Until now, the only effective way to keep antibiotics from losing their potency has been to use them sparingly, says Kathryn Beabout, a Rice graduate student and lead author of the new paper. "The best you can do is try to manage when you use the antibiotic," she says. "But our idea is that if we can predict how resistance is going to emerge, we can come up with strategies to use antibiotics in a more intelligent way."
The lab used experimental evolution to study a specific combination of bacteria and an antibiotic that had not been in common contact. The bacteria of interest was Enterococcus faecalis, found in the gastrointestinal tract. The antibiotic was tigecycline, a highly effective but sparingly used derivative of tetracycline. The goal was to see how horizontal gene transfer - the means by which cells pass along favorable mutations - would work in the presence of the antibiotic.

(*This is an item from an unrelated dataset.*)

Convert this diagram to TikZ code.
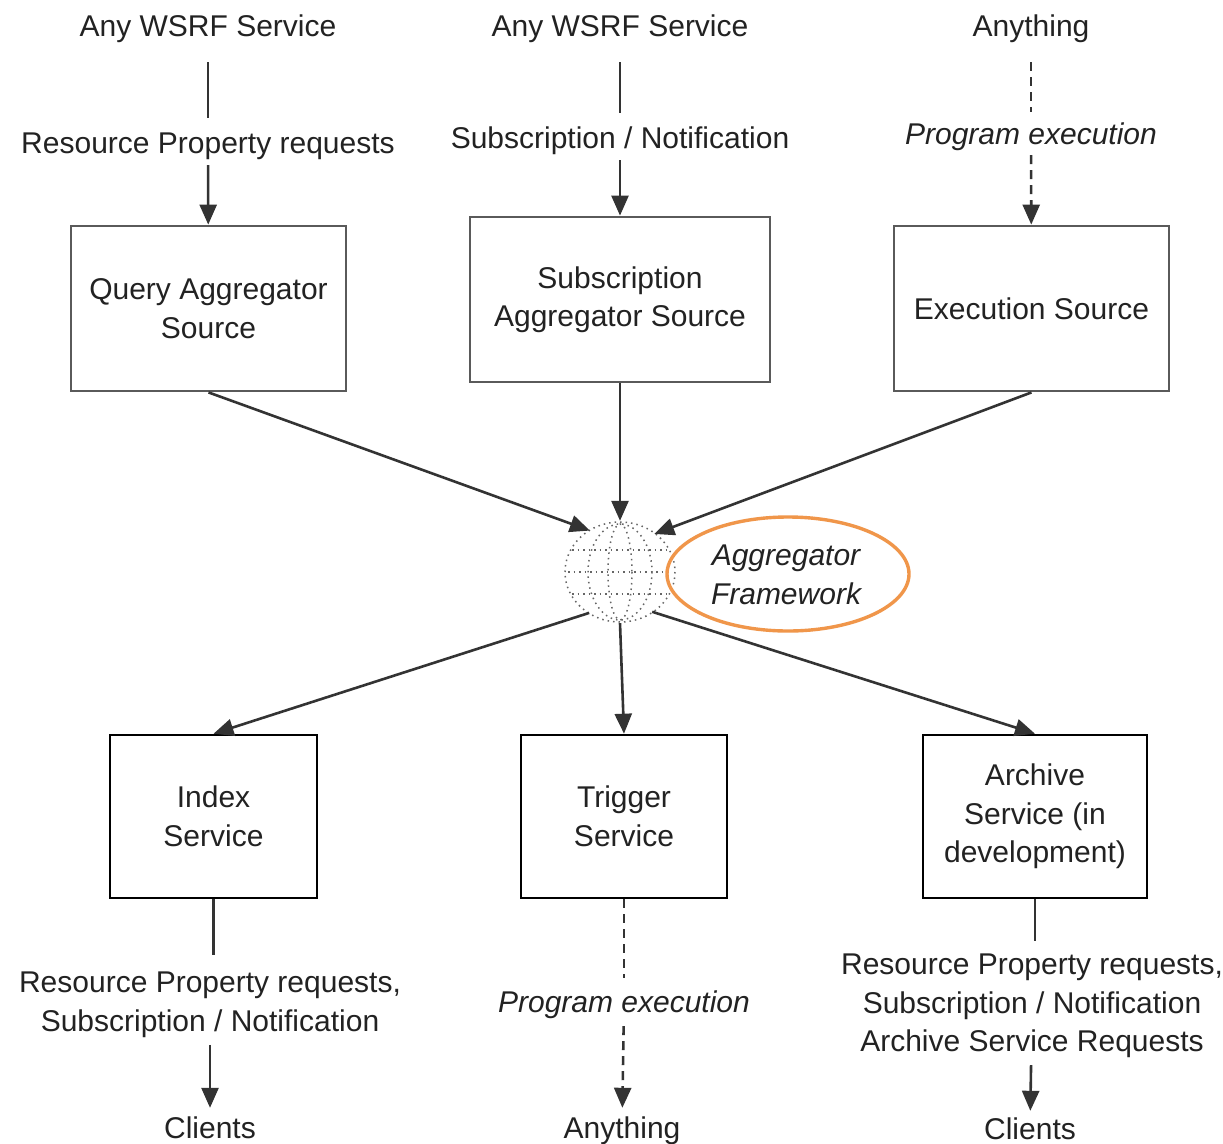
\documentclass[tikz,border=0pt]{standalone}
\usepackage{fontspec}
\setmainfont{Liberation Sans}
\usetikzlibrary{arrows.meta,shapes.geometric}
\definecolor{txt}{HTML}{222222}
\definecolor{boxgray}{HTML}{5A5A5A}
\definecolor{orng}{HTML}{F0964A}
\tikzset{
  lbl/.style={inner sep=0pt, text height=22pt, text depth=6pt, align=center, text=txt,
     font=\fontsize{30}{38.5}\selectfont},
  ilbl/.style={lbl, font=\fontsize{30}{38.5}\selectfont\itshape},
  mlbl/.style={inner sep=0pt, align=center, text=txt, font=\fontsize{30}{38.5}\selectfont},
  milbl/.style={mlbl, font=\fontsize{30}{38.5}\selectfont\itshape},
  topbox/.style={draw=boxgray, line width=2.8pt, rectangle, inner sep=0pt, align=center, text=txt,
     font=\fontsize{30}{38.5}\selectfont},
  botbox/.style={draw=black, line width=2.6pt, rectangle, inner sep=0pt, align=center, text=txt,
     font=\fontsize{30}{38.5}\selectfont},
  conn/.style={line width=2.6pt, draw=black!80},
  arr/.style={conn, -{Triangle[length=20pt,width=17pt]}},
  dconn/.style={conn, dash pattern=on 9pt off 6pt},
  darr/.style={arr, dash pattern=on 9pt off 6pt},
  globedot/.style={black!60, line width=1.5pt, dash pattern=on 1.5pt off 4pt},
}
\begin{document}
\begin{tikzpicture}[x=1pt,y=-1pt]
\useasboundingbox (0,0) rectangle (1223,1143);
\fill[white] (0,0) rectangle (1223,1143);

% top sources
\node[lbl] (t1) at (208,28) {Any WSRF Service};
\node[lbl] (t2) at (620,28) {Any WSRF Service};
\node[lbl] (t3) at (1031,28) {Anything};

\node[lbl] (l1) at (208,145) {Resource Property requests};
\node[lbl] (l2) at (620,140) {Subscription / Notification};
\node[ilbl] (l3) at (1031,136) {Program execution};

\node[topbox, minimum width=275pt, minimum height=165pt] (q) at (208.5,308.5)
  {Query Aggregator\\Source};
\node[topbox, minimum width=300pt, minimum height=165pt] (s) at (620,299.5)
  {Subscription\\Aggregator Source};
\node[topbox, minimum width=275pt, minimum height=165pt] (e) at (1031.5,308.5)
  {Execution Source};

\draw[conn, shorten <=20pt, shorten >=13pt] (t1) -- (l1);
\draw[arr, shorten <=6pt] (l1) -- (q);
\draw[conn, shorten <=20pt, shorten >=13pt] (t2) -- (l2);
\draw[arr, shorten <=6pt] (l2) -- (s);
\draw[dconn, shorten <=20pt, shorten >=10pt] (t3) -- (l3);
\draw[darr, shorten <=5pt] (l3) -- (e);

% globe
\node[circle, minimum size=102pt, inner sep=0pt] (g) at (620,572) {};
\draw[globedot] (g.center) ellipse (55 and 50);
\draw[globedot] (g.center) ellipse (32 and 48);
\draw[globedot] (g.center) ellipse (12 and 48);
\draw[globedot] (572,550) -- (668,550);
\draw[globedot] (568,572) -- (672,572);
\draw[globedot] (572,594) -- (668,594);

\draw[arr] (q.south) -- (g.126);
\draw[arr] (s.south) -- (g.north);
\draw[arr] (e.south) -- (g.48);

% aggregator framework label
\node[ellipse, draw=orng, line width=3.4pt, minimum width=242pt, minimum height=114pt,
      inner sep=0pt] (fw) at (788,574) {};
\node[milbl] (fwt) at (786,575) {Aggregator\\Framework};

% bottom services
\node[botbox, minimum width=207pt, minimum height=163pt] (ix) at (213.5,816.5)
  {Index\\Service};
\node[botbox, minimum width=206pt, minimum height=163pt] (tr) at (624,816.5)
  {Trigger\\Service};
\node[botbox, minimum width=224pt, minimum height=163pt] (ar) at (1035,816.5)
  {Archive\\Service (in\\development)};

\draw[arr] (g.233) -- (ix.north);
\draw[arr] (g.south) -- (tr.north);
\draw[arr] (g.309) -- (ar.north);

% outputs
\node[mlbl] (b1) at (210,1005) {Resource Property requests,\\Subscription / Notification};
\node[ilbl] (b2) at (624,1004) {Program execution};
\node[mlbl] (b3) at (1032,1006) {Resource Property requests,\\Subscription / Notification\\Archive Service Requests};

\node[lbl] (c1) at (210,1130) {Clients};
\node[lbl] (c2) at (622,1130) {Anything};
\node[lbl] (c3) at (1030,1131) {Clients};

\draw[conn, shorten >=17pt] (ix.south) -- (ix.south |- b1.north);
\draw[arr, shorten <=7pt, shorten >=8pt] (b1) -- (c1);
\draw[dconn, shorten >=12pt] (tr.south) -- (b2);
\draw[darr, shorten <=8pt, shorten >=8pt] (b2) -- (c2);
\draw[conn, shorten >=13pt] (ar.south) -- (ar.south |- b3.north);
\draw[arr, shorten <=7pt, shorten >=6pt] (b3) -- (c3);
\end{tikzpicture}
\end{document}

It worked quite well, they found.
That was due mostly to a chunk of mutant DNA known as Tn916, a transposon that can change its position along the genome, duplicate itself and pass to other cells in a process known as parasexuality, the exchange of genetic material between cells. Tn916 carries the tetracycline-resistance gene called tetM, which has been found in many pathogens, according to the researchers.

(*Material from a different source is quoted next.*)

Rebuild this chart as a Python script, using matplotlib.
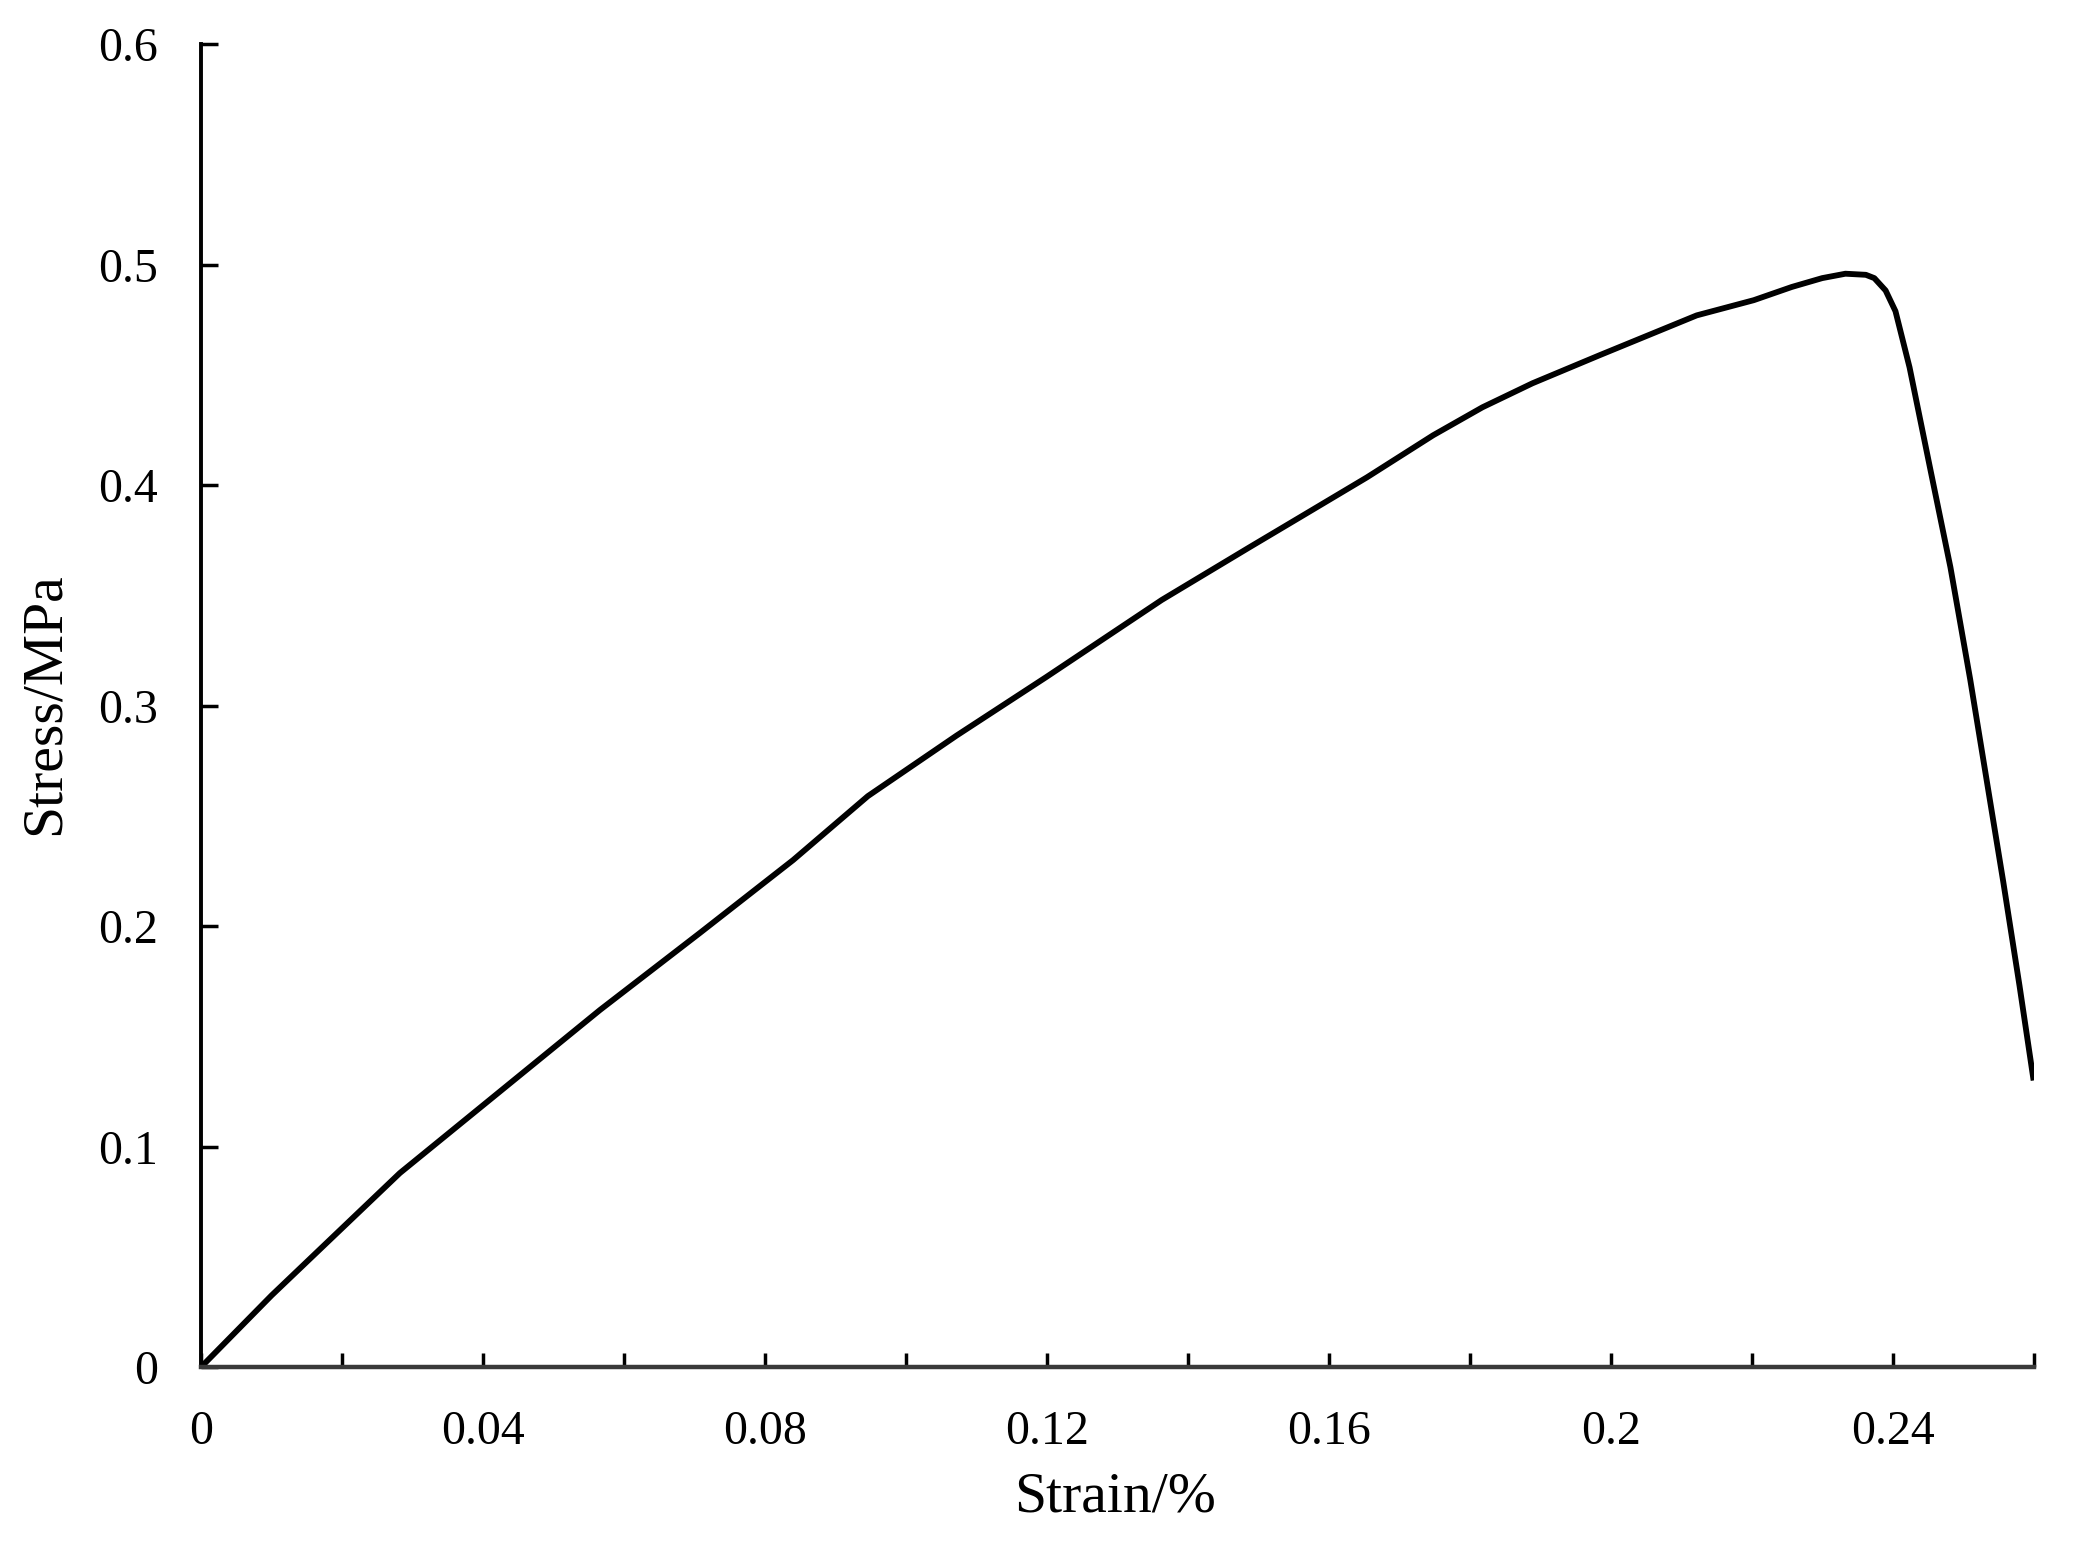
import numpy as np
import matplotlib.pyplot as plt

# Courbe contrainte-deformation
strain = [0, 0.01, 0.02, 0.0282, 0.0424, 0.0566, 0.0708, 0.084, 0.0946,
          0.1072, 0.1199, 0.1363, 0.1488, 0.1559, 0.1654, 0.1748, 0.1818,
          0.1889, 0.1984, 0.2122, 0.2203, 0.2257, 0.2300, 0.2333, 0.2362,
          0.2374, 0.239, 0.2404, 0.2424, 0.2453, 0.2482, 0.251, 0.2533,
          0.2557, 0.258, 0.26]
stress = [0, 0.0325, 0.063, 0.088, 0.125, 0.162, 0.197, 0.230, 0.259,
          0.2865, 0.313, 0.348, 0.372, 0.3855, 0.4036, 0.4227, 0.4354,
          0.4463, 0.459, 0.4771, 0.484, 0.490, 0.494, 0.496, 0.4955,
          0.494, 0.4884, 0.479, 0.4535, 0.408, 0.3628, 0.312, 0.267,
          0.220, 0.173, 0.130]

xticks = np.arange(0, 0.2601, 0.02)
xlabels = ["0", "", "0.04", "", "0.08", "", "0.12", "", "0.16", "", "0.2", "", "0.24", ""]
yticks = np.arange(0, 0.601, 0.1)
ylabels = ["0", "0.1", "0.2", "0.3", "0.4", "0.5", "0.6"]

plt.rcParams['font.family'] = ['Liberation Serif', 'DejaVu Serif']

fig = plt.figure(figsize=(20.73, 15.44), dpi=100)
ax = fig.add_axes([0.097, 0.1146, 0.884, 0.8566])

ax.plot(strain, stress, color='black', lw=4.2, solid_joinstyle='round', solid_capstyle='butt')

ax.set_xlim(0, 0.26)
ax.set_ylim(0, 0.6)
ax.set_xticks(xticks)
ax.set_xticklabels(xlabels)
ax.set_yticks(yticks)
ax.set_yticklabels(ylabels)

for s in ['top', 'right']:
    ax.spines[s].set_visible(False)
ax.spines['left'].set_linewidth(2.8)
ax.spines['bottom'].set_linewidth(3.2)
ax.spines['bottom'].set_color('#3a3a3a')

ax.tick_params(axis='x', direction='in', length=10, width=2.5, pad=31, labelsize=34.5)
ax.tick_params(axis='y', direction='in', length=12, width=2.5, pad=31, labelsize=34.5)

fig.text(1115 / 2073, 1 - 1498 / 1544, "Strain/%", ha='center', va='center', fontsize=41.5)
fig.text(45 / 2073, 1 - 704 / 1544, "Stress/MPa", ha='center', va='center', rotation=90, fontsize=41.5)

plt.savefig("out.png", dpi=100)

Without tigecycline, Tn916 moves only infrequently, as about one in 120,000 bacteria transfer their resistance to another bacteria. But in the presence of the antibiotic, Tn916 movement rose to one in 50 bacteria, due to a mutation that also causes overproduction of tetM. The resistance mechanism required the presence of two mutations, to Tn916 and to a gene that encodes the ribosomal S10 protein, both of which could be easily identified through pre- and post-experiment gene sequencing.
"Tetracyclines bind to the cell's ribosome and prevent it from making proteins," Beabout says. "TetM is a protein that comes in and kicks tetracyclines off and frees the ribosome, but it doesn't usually work against tigecycline. We didn't expect to see it emerge."

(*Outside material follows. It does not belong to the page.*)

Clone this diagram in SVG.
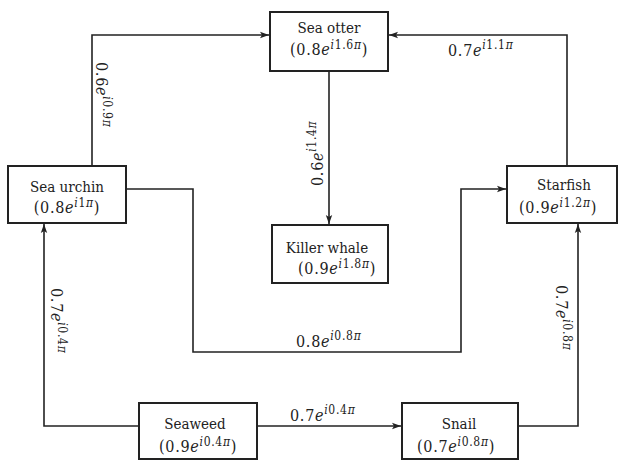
<svg xmlns="http://www.w3.org/2000/svg" width="623" height="461" viewBox="0 0 623 461">
<defs>
<marker id="arr" markerWidth="10" markerHeight="8" refX="9" refY="4" orient="auto" markerUnits="userSpaceOnUse">
<path d="M0,0.8 L9,4 L0,7.2 L2,4 Z" fill="#222"/>
</marker>
<style>
.box{fill:#fff;stroke:#222;stroke-width:2}
.edge{fill:none;stroke:#222;stroke-width:1.6}
text{fill:#222;font-family:"DejaVu Serif Condensed","DejaVu Serif",serif;font-stretch:condensed}
.t{font-size:15px;text-anchor:middle}
.tm{font-size:16px;text-anchor:middle;letter-spacing:0.7px}
.m{font-size:16px;letter-spacing:0.7px}
.it{font-style:italic}
.sup{font-size:12px}
</style>
</defs>
<rect width="623" height="461" fill="#fff"/>
<g id="connectors">
<path class="edge" d="M92,166 V35 H269" marker-end="url(#arr)"/>
<path class="edge" d="M567,166 V35 H389" marker-end="url(#arr)"/>
<path class="edge" d="M329,71 V224" marker-end="url(#arr)"/>
<path class="edge" d="M126,189 H193 V352 H461 V189 H506" marker-end="url(#arr)"/>
<path class="edge" d="M139,426 H44 V224" marker-end="url(#arr)"/>
<path class="edge" d="M257,426 H401" marker-end="url(#arr)"/>
<path class="edge" d="M518,426 H578 V224" marker-end="url(#arr)"/>
<text class="m" transform="translate(96,62) rotate(90)">0.6<tspan class="it">e</tspan><tspan class="sup" dy="-7"><tspan class="it">i</tspan>0.9<tspan class="it">π</tspan></tspan></text>
<text class="m" transform="translate(323,186) rotate(-90)">0.6<tspan class="it">e</tspan><tspan class="sup" dy="-7"><tspan class="it">i</tspan>1.4<tspan class="it">π</tspan></tspan></text>
<text class="m" x="448" y="56">0.7<tspan class="it">e</tspan><tspan class="sup" dy="-7"><tspan class="it">i</tspan>1.1<tspan class="it">π</tspan></tspan></text>
<text class="m" transform="translate(51,288) rotate(90)">0.7<tspan class="it">e</tspan><tspan class="sup" dy="-7"><tspan class="it">i</tspan>0.4<tspan class="it">π</tspan></tspan></text>
<text class="m" transform="translate(556,285) rotate(90)">0.7<tspan class="it">e</tspan><tspan class="sup" dy="-7"><tspan class="it">i</tspan>0.8<tspan class="it">π</tspan></tspan></text>
<text class="m" x="296" y="347">0.8<tspan class="it">e</tspan><tspan class="sup" dy="-7"><tspan class="it">i</tspan>0.8<tspan class="it">π</tspan></tspan></text>
<text class="m" x="290" y="421">0.7<tspan class="it">e</tspan><tspan class="sup" dy="-7"><tspan class="it">i</tspan>0.4<tspan class="it">π</tspan></tspan></text>
</g>
<g id="sea-otter">
<rect class="box" x="270" y="12" width="118" height="59"/>
<text class="t" x="329" y="33">Sea otter</text>
<text class="tm" x="329" y="55">(0.8<tspan class="it">e</tspan><tspan class="sup" dy="-6"><tspan class="it">i</tspan>1.6<tspan class="it">π</tspan></tspan><tspan dy="6">)</tspan></text>
</g>
<g id="sea-urchin">
<rect class="box" x="8" y="166" width="118" height="57"/>
<text class="t" x="67" y="192">Sea urchin</text>
<text class="tm" x="67" y="213">(0.8<tspan class="it">e</tspan><tspan class="sup" dy="-6"><tspan class="it">i</tspan>1<tspan class="it">π</tspan></tspan><tspan dy="6">)</tspan></text>
</g>
<g id="starfish">
<rect class="box" x="507" y="166" width="110" height="57"/>
<text class="t" x="564" y="190">Starfish</text>
<text class="tm" x="558" y="213">(0.9<tspan class="it">e</tspan><tspan class="sup" dy="-6"><tspan class="it">i</tspan>1.2<tspan class="it">π</tspan></tspan><tspan dy="6">)</tspan></text>
</g>
<g id="killer-whale">
<rect class="box" x="272" y="225" width="116" height="58"/>
<text class="t" x="327" y="253">Killer whale</text>
<text class="tm" x="337" y="274">(0.9<tspan class="it">e</tspan><tspan class="sup" dy="-6"><tspan class="it">i</tspan>1.8<tspan class="it">π</tspan></tspan><tspan dy="6">)</tspan></text>
</g>
<g id="seaweed">
<rect class="box" x="139" y="403" width="118" height="56"/>
<text class="t" x="195" y="429">Seaweed</text>
<text class="tm" x="198" y="452">(0.9<tspan class="it">e</tspan><tspan class="sup" dy="-6"><tspan class="it">i</tspan>0.4<tspan class="it">π</tspan></tspan><tspan dy="6">)</tspan></text>
</g>
<g id="snail">
<rect class="box" x="402" y="403" width="116" height="56"/>
<text class="t" x="459" y="429">Snail</text>
<text class="tm" x="456" y="452">(0.7<tspan class="it">e</tspan><tspan class="sup" dy="-6"><tspan class="it">i</tspan>0.8<tspan class="it">π</tspan></tspan><tspan dy="6">)</tspan></text>
</g>
</svg>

In their experiments, the researchers discovered the mutations led to the production of large amounts of tetM proteins. "When you have an abundance of tetM, they're able to have an effect against tigecycline," Beabout says. "What's really interesting is that tetM is on a conjugative transposon (Tn916), which is a DNA element that's able to move around the genome and can be transferred to other cells.
"An additional effect of this tetM overexpression is that the Tn916 transposon moves more," she adds. "It passes from cell to cell more. So we are seeing both resistance and an increase in the frequency at which resistance is able to transfer from cell to cell and move around genomes. That's definitely worrisome."
The lab allowed colonies of E. faecalis to grow rapidly in bioreactors for 19 and 24 days. The results showed the bacteria were remarkably proficient at picking up the resistance gene. "All the cells at the beginning had one copy of the transposon, and throughout the experiment they started acquiring additional copies. The copy number of the transposon was increasing very rapidly."
Shamoo hopes the research leads to drugs that inhibit resistance mechanisms and preserve the effectiveness of new antibiotics.
"Our lab does a form of evolutionary reconnaissance into how bacteria will become resistant in the future," Shamoo says. "The pharmaceutical industry and other labs can use this information to develop drugs to stay ahead of the pathogens."
Co-authors of the paper are postdoctoral associate Troy Hammerstrom, undergraduate Tim Wang and faculty fellow Gerda Saxer, all at Rice; and postdoctoral fellow Minny Bhatty and Peter Christie, a professor of microbiology and molecular genetics at the University of Texas Medical School at Houston. Shamoo is a professor of biochemistry and cell biology and Rice's vice provost for research.
The U.S. Army Edgewood Chemical Biological Center, the National Institute of Allergy and Infectious Diseases and the Defense Threat Reduction Agency supported the research.